All modern keyboards work based on a simple principle: an action has to occur at a specific point in space to produce the desired output. For physical keyboards, the "action" is to press down, and the "point in space" is the appropriate key. For virtual keyboards, the action is the same, but the "point in space" is simply a two-dimensional region of space in the shape of a key. With physical keyboards, it's possible to keep track of where your fingers are in space because you can feel the keys. With virtual keyboards, there are no physical reference points, and it's impossible to make sure your fingers are in the correct position without visually monitoring them. As those of us who are old enough to have taken a typing class will remember, peering down at your hands is the very first thing you're taught to avoid. While virtual keyboards have become a common feature of modern tablet devices, the buttons are of these keyboards are cramped, the interface takes up half of the available screen space, and user fatigue sets in quickly. Virtual keyboards are okay for short messages like texts or tweets, but very few people use virtual keyboards to type anything longer than a paragraph.
This problem - the need to eliminate physical feedback from the touch-typing process - has been addressed a few different ways, with very limited success. Some methods (such as 8pen and various handwriting recognition programs) reduce the input to a single point, and interpret movement and shapes to produce text. Others (such as Snapkeys) use several input points, and rely on disambiguation and predictive technology to deduce the user’s intended output. Computing pioneer Douglas Englebart conceived of a keyboard consisting of just five keys, where multiple keys could be pressed at the same time (forming a "chord") to increase the number of potential output characters. However, Englebart's original one-hand layout was limited to just 31 potential combinations, and more recent refinements of the chording concept (such as in10did and GKOS) are too different from the familiar QWERTY layout for users to adopt easily. ASETNIOP is a new keyboard replacement method that uses the concept of chording, but adds several more refinements that make it easier to learn, more comfortable, more efficient, faster, and ultimately better than any other keyboard alternative.
In order to touch-type on a physical keyboard, it is necessary for a user to learn two things for each letter: (1) which finger to press, and (2) where the key is located in reference to the “home” keys. With ASETNIOP, it is similarly necessary to learn two things for each letter: (1) the first key in the combination, and (2) the second key in the combination. What makes ASETNIOP unique is that for any given letter of the alphabet, the finger that is normally used to produce that letter on a QWERTY keyboard is part of the combination used to obtain that letter using ASETINOP. For example, on a QWERTY keyboard, the letter Q is normally obtained by pressing the Q key, which is located in the top row, with the left pinky finger. With ASETNIOP, the Q is obtained by forming a "chord" consisting of the left pinky finger pressed together with the right index finger.
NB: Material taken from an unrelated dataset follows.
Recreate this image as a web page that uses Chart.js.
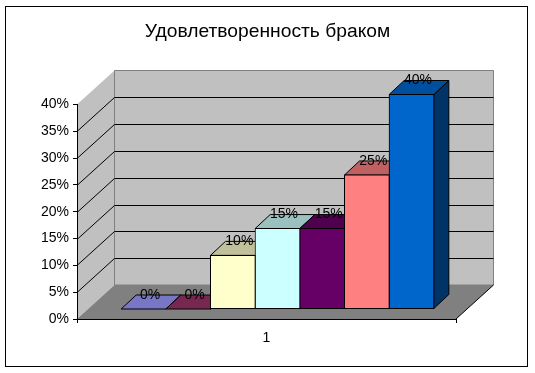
<!DOCTYPE html>
<html>
<head>
<meta charset="utf-8">
<style>
html, body { margin: 0; padding: 0; background: #fff; }
canvas { display: block; }
</style>
<script src="https://cdn.jsdelivr.net/npm/chart.js@4"></script>
</head>
<body>
<canvas id="mainChart" width="535" height="373"></canvas>
<script>
const categories = ['1'];
const seriesValues = [0, 0, 10, 15, 15, 25, 40];
const tickStep = 5;
const axisMax = 40;
const frontColors = ['#9999FF', '#993366', '#FFFFCC', '#CCFFFF', '#660066', '#FF8080', '#0066CC'];
const topColors = ['#7777C6', '#772850', '#C0C09C', '#9CC0C0', '#4F004F', '#C06060', '#004F9E'];
const sideColors = ['#4D4D80', '#4D1A33', '#808066', '#668080', '#330033', '#804040', '#003366'];

const font = 'Arial, "Liberation Sans", sans-serif';
// depth of the whole box and of the bars, and where the bars sit inside the box
const boxDx = 37.5, boxDy = -34;
const barDx = 15, barDy = -14;
const planeDx = 11, planeDy = -10;

function poly(ctx, pts, fill, stroke) {
    ctx.beginPath();
    pts.forEach((p, i) => i ? ctx.lineTo(p[0], p[1]) : ctx.moveTo(p[0], p[1]));
    ctx.closePath();
    if (fill) { ctx.fillStyle = fill; ctx.fill(); }
    if (stroke) { ctx.strokeStyle = stroke; ctx.lineWidth = 1; ctx.stroke(); }
}

const box3d = {
    id: 'box3d',
    beforeDraw(chart) {
        const ctx = chart.ctx, a = chart.chartArea, y = chart.scales.y;
        const l = a.left, r = a.right, t = a.top, b = a.bottom;
        ctx.save();
        ctx.fillStyle = '#fff';
        ctx.fillRect(0, 0, chart.width, chart.height);
        ctx.strokeStyle = '#000';
        ctx.lineWidth = 1;
        ctx.strokeRect(5.5, 6.5, 522, 360);
        // walls
        poly(ctx, [[l, t], [l + boxDx, t + boxDy], [l + boxDx, b + boxDy], [l, b]], '#C0C0C0');
        poly(ctx, [[l + boxDx, t + boxDy], [r + boxDx, t + boxDy], [r + boxDx, b + boxDy], [l + boxDx, b + boxDy]], '#C0C0C0', '#808080');
        // floor
        poly(ctx, [[l, b], [r, b], [r + boxDx, b + boxDy], [l + boxDx, b + boxDy]], '#808080');
        // gridlines on both walls, from the value scale
        ctx.strokeStyle = '#000';
        ctx.beginPath();
        for (let v = tickStep; v < axisMax; v += tickStep) {
            const py = Math.round(y.getPixelForValue(v)) + 0.5;
            ctx.moveTo(l, py);
            ctx.lineTo(l + boxDx, py + boxDy);
            ctx.lineTo(r + boxDx, py + boxDy);
        }
        ctx.moveTo(r, b);
        ctx.lineTo(r + boxDx, b + boxDy);
        ctx.stroke();
        ctx.restore();
    },
    beforeDatasetsDraw(chart) {
        const ctx = chart.ctx;
        ctx.save();
        ctx.translate(planeDx, planeDy);
        // tops and sides go first, left to right, the front faces then cover them
        chart.data.datasets.forEach((ds, i) => {
            const bar = chart.getDatasetMeta(i).data[0];
            const x0 = bar.x - bar.width / 2, x1 = bar.x + bar.width / 2;
            const top = bar.y, base = bar.base;
            poly(ctx, [[x1, top], [x1 + barDx, top + barDy], [x1 + barDx, base + barDy], [x1, base]], sideColors[i], '#000');
            poly(ctx, [[x0, top], [x1, top], [x1 + barDx, top + barDy], [x0 + barDx, top + barDy]], topColors[i], '#000');
        });
    },
    afterDatasetsDraw(chart) {
        const ctx = chart.ctx;
        ctx.restore();
        // value labels sit on the back edge of each bar top
        ctx.save();
        ctx.font = '14px ' + font;
        ctx.fillStyle = '#000';
        ctx.textAlign = 'center';
        ctx.textBaseline = 'middle';
        chart.data.datasets.forEach((ds, i) => {
            const bar = chart.getDatasetMeta(i).data[0];
            ctx.fillText(ds.data[0] + '%', bar.x + planeDx + barDx / 2 - 1, bar.y + planeDy + barDy);
        });
        ctx.restore();
    }
};

new Chart(document.getElementById('mainChart'), {
    type: 'bar',
    data: {
        labels: categories,
        datasets: seriesValues.map((v, i) => ({
            label: 'Ряд' + (i + 1),
            data: [v],
            backgroundColor: frontColors[i],
            borderColor: '#000',
            borderWidth: 1,
            borderSkipped: false,
            inflateAmount: 0.5,
            clip: false
        }))
    },
    options: {
        responsive: false,
        animation: false,
        datasets: { bar: { categoryPercentage: 0.825, barPercentage: 1 } },
        plugins: {
            legend: { display: false },
            tooltip: { enabled: false },
            title: {
                display: true,
                text: 'Удовлетворенность браком',
                color: '#000',
                font: { family: font, size: 19.25, weight: 'normal' },
                padding: { top: 20, bottom: 61.4 }
            }
        },
        scales: {
            x: {
                afterFit(scale) { scale.height = 54; },
                grid: { drawOnChartArea: false, tickLength: 4, color: '#000' },
                border: { color: '#000' },
                ticks: { color: '#000', font: { family: font, size: 14 }, padding: 7, maxRotation: 0 }
            },
            y: {
                min: 0,
                max: axisMax,
                afterFit(scale) { scale.width = 77; },
                grid: { drawOnChartArea: false, tickLength: 4, color: '#000' },
                border: { color: '#000' },
                ticks: {
                    stepSize: tickStep,
                    color: '#000',
                    padding: 4,
                    font: { family: font, size: 14 },
                    callback: v => v + '%'
                }
            },
            // empty axis, only keeps the space right of the box so the title stays centred on the page
            rightGap: {
                position: 'right',
                afterFit(scale) { scale.width = 79; },
                grid: { display: false },
                border: { display: false },
                ticks: { display: false }
            }
        }
    },
    plugins: [box3d]
});
</script>
</body>
</html>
Similarly, the letter W is pressed with the left ring finger on a QWERTY keyboard, and is obtained by pressing the left ring finger with the left pinky finger in ASETNIOP. For the most common letters that are normally pressed by each finger, a single press-and-release (rather than a chord) is all that is required; hence ASETNIOP.
Most keyboard replacements suffer from the disadvantage of treating the space bar as an afterthought. But the space bar is actually the most important key on the keyboard - that's why it's the biggest! It's used almost twice as often as any other key, accounting for 18% of all keystrokes (compared to 10% for E, 7% for T, 6% for A, etc.). With ASETNIOP, the space bar is unchanged from a traditional QWERTY keyboard - you strike it with your thumb - and it isn't used to form any other combinations, which eliminates "step-on" errors where you accidentally form unwanted combinations by pressing one key before you've released the previous one. And ASETNIOP actually makes use of your other thumb (which is otherwise idle on a traditional keyboard) to activate the shift key, and to activate an autofill feature that automatically predicts the remaining letters in words as you begin typing them.
All of the letters of the alphabet, plus the most commonly used punctuation symbols, are available in ASETNIOP using two-finger chords. But chords consisting of three or more fingers can be used as well, as shortcuts to generate entire words. It's not complicated to memorize any combinations, however, because each shortcut is formed by the group of keys that would normally be pressed separately to type the word. For example, the word "the" can be produced by pressing the T key (left middle finger), the H chord (right index and middle fingers) and the E key (left index finger) all at the same time. Shortcuts can be used to produce some of the most commonly used words, like "and", "be", "of", "that", "not", "with", "you", "this", "but", "who", and dozens of others. In order to gain access to numbers and symbols, there’s a special code for switching layouts consisting of the index finger and pinky of both hands (easily remembered as the “devil horns”).